Goldman Sachs 10,000 Women, IFC To Raise Up To $600 Million to Support Women Entrepreneurs
Announcing joint partnership to create The Women Entrepreneurs Opportunity Facility, the first-ever global finance facility dedicated exclusively to women-owned small and medium-sized enterprises that will enable approximately 100,000 women to access capital.
NEW YORK, March 5, 2014 – Lloyd C. Blankfein, Chairman and CEO of The Goldman Sachs Group, Inc. (NYSE: GS), and Jim Yong Kim, President of the World Bank Group, today announced a partnership to increase access to capital for women entrepreneurs. The partnership, which deepens 10,000 Women’s commitment to women entrepreneurs, will aim to spur lending in developing countries through the first-ever global finance facility for women-owned small and medium enterprises (SMEs). The Women Entrepreneurs Opportunity Facility will be seeded by the Goldman Sachs Foundation and IFC, a member of the World Bank Group, and will raise up to $600 million in capital through investments from additional public and private co-investors to enable approximately 100,000 women entrepreneurs to access capital. Goldman Sachs and The Goldman Sachs Foundation will also continue to operate its business and management education program.
“Through the experiences of 10,000 Women graduates, we have seen, first-hand, that investing in women leads to economic growth and job creation, but there is clearly more that can be done to unlock the potential of women-owned businesses” said Lloyd C. Blankfein. “By partnering with IFC, we will address one of the biggest obstacles to growth for women-owned small and medium-sized businesses – access to capital.”

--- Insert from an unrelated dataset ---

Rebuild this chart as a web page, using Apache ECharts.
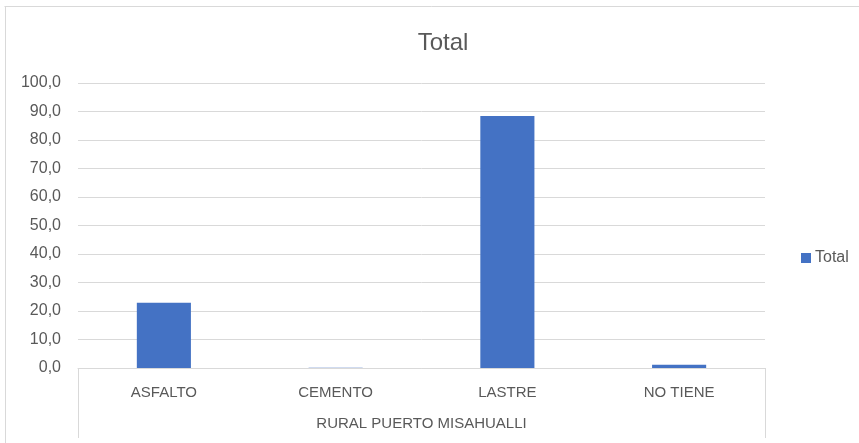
<!DOCTYPE html>
<html><head><meta charset="utf-8">
<script src="https://cdn.jsdelivr.net/npm/echarts@6/dist/echarts.min.js"></script>
<style>html,body{margin:0;padding:0;background:#fff}#c{width:859px;height:443px}</style>
</head><body><div id="c"></div>
<script>
const categories = ['ASFALTO', 'CEMENTO', 'LASTRE', 'NO TIENE'];
const groupLabel = ['RURAL PUERTO MISAHUALLI'];
const totalValues = [22.9, 0.1, 88.4, 1.1];
const seriesName = 'Total';
const yMin = 0, yMax = 100, yStep = 10;

const font = 'Liberation Sans, Arial, sans-serif';
const chart = echarts.init(document.getElementById('c'));
chart.setOption({
  animation: false,
  textStyle: { fontFamily: font },
  title: { text: 'Total', left: 438, top: 26, textAlign: 'center',
    textStyle: { fontSize: 24, fontWeight: 'normal', color: '#595959', fontFamily: font } },
  graphic: [
    { type: 'line', shape: { x1: 4.5, y1: 6.5, x2: 859, y2: 6.5 }, style: { stroke: '#d9d9d9', lineWidth: 1 }, silent: true },
    { type: 'line', shape: { x1: 5.5, y1: 6.5, x2: 5.5, y2: 443 }, style: { stroke: '#d9d9d9', lineWidth: 1 }, silent: true }
  ],
  legend: { data: [seriesName], left: 796, top: 245, icon: 'rect', itemWidth: 10, itemHeight: 10, itemGap: 4,
    textStyle: { fontSize: 16, color: '#595959', fontFamily: font, padding: [0, 0, 0, -1] } },
  grid: { left: 78, right: 94, top: 83, bottom: 75, containLabel: false },
  xAxis: [{
    type: 'category', data: categories, position: 'bottom',
    axisLine: { lineStyle: { color: '#d9d9d9' } },
    axisTick: { show: false },
    axisLabel: { color: '#595959', fontSize: 15, margin: 17, fontFamily: font }
  }, {
    type: 'category', data: groupLabel, position: 'bottom', boundaryGap: true,
    axisLine: { show: false },
    axisTick: { show: true, length: 70, lineStyle: { color: '#d9d9d9' } },
    axisLabel: { color: '#595959', fontSize: 15, margin: 48, fontFamily: font }
  }],
  yAxis: { type: 'value', min: yMin, max: yMax, interval: yStep,
    axisLine: { show: false }, axisTick: { show: false },
    splitLine: { lineStyle: { color: '#d9d9d9' } },
    axisLabel: { color: '#595959', fontSize: 16, margin: 17, fontFamily: font,
      formatter: v => v.toFixed(1).replace('.', ',') } },
  series: [{ name: seriesName, type: 'bar', data: totalValues, xAxisIndex: 0,
    barWidth: '31.5%', itemStyle: { color: '#4472c4' } }]
});
</script></body></html>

“This new initiative will create opportunities for tens of thousands of female entrepreneurs to thrive and prosper,” World Bank Group President Jim Yong Kim said. “At the World Bank Group, we are committed to providing opportunities to aid women as leaders, business owners, employees, and stakeholders. We cannot afford to exclude half of the world’s population from their rightful role in helping to change the face of the global economy.”
A wide range of surveys show access to credit is the biggest constraint on growth for all SMEs and women-owned businesses face an even larger credit gap than their male counterparts. IFC estimates that about 70% of women-owned SMEs in developing countries are either unserved or underserved by financial institutions, resulting in an estimated $285 billion credit gap for women-owned SMEs. Goldman Sachs has released new research, Giving Credit Where It Is Due, which demonstrates increasing female access to capital can have a tangible impact on per capita income, particularly in developing and emerging markets. According to the report, if the credit gap is closed by 2020, by 2030 incomes per capita could be on average around 12% higher across the BRICs and Next 11 countries, relative to our baseline scenario. This gain could be as large as 25-28% for Brazil and Vietnam, where the credit gaps in the formal SME sectors are currently widest.
Through this partnership, The Goldman Sachs Foundation and IFC will work with local banks in developing countries to catalyze existing capital for women-owned SMEs by addressing barriers in the lending market.
Goldman Sachs 10,000 Women will partner with IFC to create The Women Entrepreneurs Opportunity Facility, the first-ever global finance facility for women-owned SMEs. The Goldman Sachs Foundation will provide a $32 million anchor investment in order to catalyze capital from commercial investors and bilateral donors. The Facility will extend lines of credit and share risk with local banks in emerging markets enabling them to on-lend to women-owned SMEs. In order to spur innovative approaches to lending to women entrepreneurs, The Goldman Sachs Foundation will provide an $18 million anchor donation-$11 million of which will go to IFC, to fund capacity building support for banks and women borrowers. Capacity building support will address the barriers to banks deploying capital and women entrepreneurs accessing it.
Based on Goldman Sachs research, Womenomics and Women Hold up Half the Sky, Goldman Sachs 10,000 Women was launched in March 2008 as a global initiative to drive economic growth by providing 10,000 women a business and management education as well as links to networks and mentors. By the end of 2013, 10,000 women from across 43 countries had been reached through a network of 90 academic and non-profit partners.
According to the International Center for Research on Women’s independent assessment, graduates attribute changes in their business performance and increased confidence to 10,000 Women. Graduates report immediate and sustained business growth. Thirty months after completing the program, 82% of surveyed 10,000 Women graduates increased their revenue and 71% added new jobs. On average, graduates doubled the size of their workforces and revenues increased nearly fivefold. 10,000 Women has also demonstrated that investing in women creates a virtuous cycle as women use their income and skills to support their families and communities. Nine out of ten participants pay it forward by mentoring and teaching business skills to other women.